Written exercise: Provide the count of lines that hold "Write" and no other output.
— start of Given data —
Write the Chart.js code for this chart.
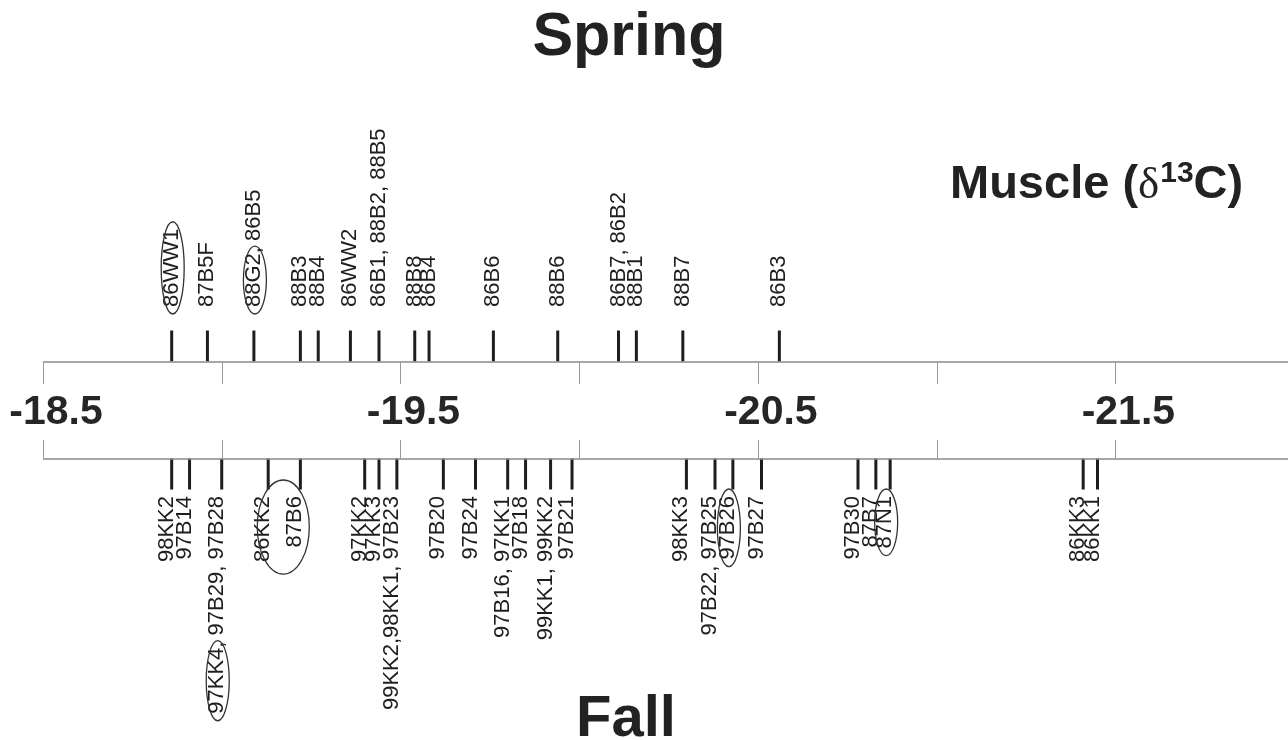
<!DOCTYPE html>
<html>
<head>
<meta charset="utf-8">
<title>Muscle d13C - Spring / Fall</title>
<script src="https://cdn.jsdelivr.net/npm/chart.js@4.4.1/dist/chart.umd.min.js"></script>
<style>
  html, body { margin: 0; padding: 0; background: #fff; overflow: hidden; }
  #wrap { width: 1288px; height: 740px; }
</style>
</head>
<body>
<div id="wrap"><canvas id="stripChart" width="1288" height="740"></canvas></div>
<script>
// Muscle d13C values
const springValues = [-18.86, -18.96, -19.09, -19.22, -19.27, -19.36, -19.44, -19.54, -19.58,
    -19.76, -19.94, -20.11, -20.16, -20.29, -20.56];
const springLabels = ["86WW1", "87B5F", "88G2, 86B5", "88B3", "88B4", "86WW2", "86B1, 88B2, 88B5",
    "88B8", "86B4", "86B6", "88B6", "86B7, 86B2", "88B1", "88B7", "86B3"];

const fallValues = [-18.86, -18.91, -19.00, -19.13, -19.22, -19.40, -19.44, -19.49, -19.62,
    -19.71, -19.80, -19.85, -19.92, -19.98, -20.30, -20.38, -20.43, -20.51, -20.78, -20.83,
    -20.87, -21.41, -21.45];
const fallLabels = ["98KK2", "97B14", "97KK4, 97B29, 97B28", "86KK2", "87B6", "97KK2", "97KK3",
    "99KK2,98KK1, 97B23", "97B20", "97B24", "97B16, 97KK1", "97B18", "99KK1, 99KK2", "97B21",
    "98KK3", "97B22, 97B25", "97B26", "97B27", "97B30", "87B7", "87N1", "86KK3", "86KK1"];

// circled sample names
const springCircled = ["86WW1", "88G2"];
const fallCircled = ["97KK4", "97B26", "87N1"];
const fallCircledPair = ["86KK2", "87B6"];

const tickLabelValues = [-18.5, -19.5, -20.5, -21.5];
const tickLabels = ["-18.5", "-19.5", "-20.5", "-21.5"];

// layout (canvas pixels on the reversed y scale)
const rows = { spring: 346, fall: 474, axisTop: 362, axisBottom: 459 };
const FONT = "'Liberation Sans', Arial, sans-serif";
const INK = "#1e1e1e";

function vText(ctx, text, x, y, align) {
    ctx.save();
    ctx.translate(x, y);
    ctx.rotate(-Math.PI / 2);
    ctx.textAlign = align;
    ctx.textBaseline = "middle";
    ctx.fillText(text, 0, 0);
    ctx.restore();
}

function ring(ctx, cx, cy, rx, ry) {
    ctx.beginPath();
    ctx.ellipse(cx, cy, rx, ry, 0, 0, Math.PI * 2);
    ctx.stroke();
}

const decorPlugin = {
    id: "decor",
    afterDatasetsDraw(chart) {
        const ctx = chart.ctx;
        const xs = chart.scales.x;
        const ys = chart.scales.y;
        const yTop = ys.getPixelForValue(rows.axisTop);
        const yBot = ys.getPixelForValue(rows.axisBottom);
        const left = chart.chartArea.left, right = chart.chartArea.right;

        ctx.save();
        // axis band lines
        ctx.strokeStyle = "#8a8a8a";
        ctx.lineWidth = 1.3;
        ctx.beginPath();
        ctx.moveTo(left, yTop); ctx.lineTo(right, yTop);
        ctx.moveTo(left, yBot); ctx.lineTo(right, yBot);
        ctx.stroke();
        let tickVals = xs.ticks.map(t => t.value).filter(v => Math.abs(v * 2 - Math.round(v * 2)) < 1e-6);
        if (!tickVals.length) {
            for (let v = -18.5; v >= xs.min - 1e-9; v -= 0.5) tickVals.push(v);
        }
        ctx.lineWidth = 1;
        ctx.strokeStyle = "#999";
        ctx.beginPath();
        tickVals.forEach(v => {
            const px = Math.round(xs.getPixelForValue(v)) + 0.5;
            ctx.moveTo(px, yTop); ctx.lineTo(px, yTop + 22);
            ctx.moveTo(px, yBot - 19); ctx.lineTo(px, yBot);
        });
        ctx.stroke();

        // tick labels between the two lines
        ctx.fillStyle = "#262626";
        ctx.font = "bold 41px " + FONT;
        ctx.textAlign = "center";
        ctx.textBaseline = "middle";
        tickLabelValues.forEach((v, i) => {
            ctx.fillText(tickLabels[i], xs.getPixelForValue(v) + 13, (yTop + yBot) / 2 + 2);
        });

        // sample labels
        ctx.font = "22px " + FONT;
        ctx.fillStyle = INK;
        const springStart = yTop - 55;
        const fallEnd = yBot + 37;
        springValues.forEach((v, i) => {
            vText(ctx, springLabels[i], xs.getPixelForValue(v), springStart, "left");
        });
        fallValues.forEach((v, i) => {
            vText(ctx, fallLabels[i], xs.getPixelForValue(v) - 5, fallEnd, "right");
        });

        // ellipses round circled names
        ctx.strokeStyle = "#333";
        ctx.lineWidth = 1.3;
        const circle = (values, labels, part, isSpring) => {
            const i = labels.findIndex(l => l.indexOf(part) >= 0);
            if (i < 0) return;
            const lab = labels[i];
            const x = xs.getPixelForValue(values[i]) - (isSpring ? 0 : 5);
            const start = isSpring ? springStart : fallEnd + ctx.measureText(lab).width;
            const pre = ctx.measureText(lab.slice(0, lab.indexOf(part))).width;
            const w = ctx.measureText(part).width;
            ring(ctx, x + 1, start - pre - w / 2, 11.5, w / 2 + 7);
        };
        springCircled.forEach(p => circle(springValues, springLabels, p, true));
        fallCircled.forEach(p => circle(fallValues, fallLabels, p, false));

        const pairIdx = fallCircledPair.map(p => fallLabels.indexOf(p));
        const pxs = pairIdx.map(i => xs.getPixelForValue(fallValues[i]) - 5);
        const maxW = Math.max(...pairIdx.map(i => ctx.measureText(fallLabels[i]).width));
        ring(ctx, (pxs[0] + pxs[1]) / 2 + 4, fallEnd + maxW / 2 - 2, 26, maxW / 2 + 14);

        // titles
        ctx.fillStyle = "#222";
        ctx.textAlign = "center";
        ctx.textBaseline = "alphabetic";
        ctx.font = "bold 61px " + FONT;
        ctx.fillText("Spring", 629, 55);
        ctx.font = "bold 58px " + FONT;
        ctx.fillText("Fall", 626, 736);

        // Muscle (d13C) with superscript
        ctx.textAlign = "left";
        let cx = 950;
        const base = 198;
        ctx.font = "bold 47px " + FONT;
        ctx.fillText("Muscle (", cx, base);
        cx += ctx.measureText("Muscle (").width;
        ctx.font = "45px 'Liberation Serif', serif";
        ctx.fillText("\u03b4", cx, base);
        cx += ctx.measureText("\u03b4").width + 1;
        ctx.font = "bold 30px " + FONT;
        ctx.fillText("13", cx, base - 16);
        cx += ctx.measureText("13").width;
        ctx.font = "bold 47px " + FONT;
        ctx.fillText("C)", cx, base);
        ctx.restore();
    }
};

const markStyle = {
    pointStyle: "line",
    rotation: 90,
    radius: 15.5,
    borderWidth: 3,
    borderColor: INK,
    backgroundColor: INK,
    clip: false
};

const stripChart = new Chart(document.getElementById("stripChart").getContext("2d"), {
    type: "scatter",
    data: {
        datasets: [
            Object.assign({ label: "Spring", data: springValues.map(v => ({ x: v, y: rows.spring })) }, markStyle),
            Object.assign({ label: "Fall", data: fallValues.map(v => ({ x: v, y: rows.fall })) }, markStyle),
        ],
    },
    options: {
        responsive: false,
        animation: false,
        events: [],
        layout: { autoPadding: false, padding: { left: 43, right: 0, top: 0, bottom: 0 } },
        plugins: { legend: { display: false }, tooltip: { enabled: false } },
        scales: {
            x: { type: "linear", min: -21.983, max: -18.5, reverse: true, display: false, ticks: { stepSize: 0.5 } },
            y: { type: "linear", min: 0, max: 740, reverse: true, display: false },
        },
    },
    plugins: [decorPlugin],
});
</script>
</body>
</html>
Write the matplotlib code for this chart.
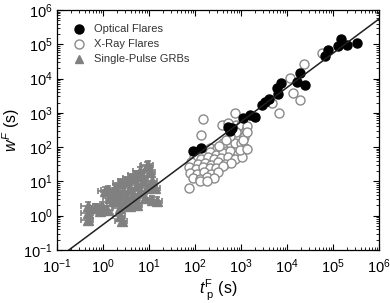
— end of Given data —
Written response: 2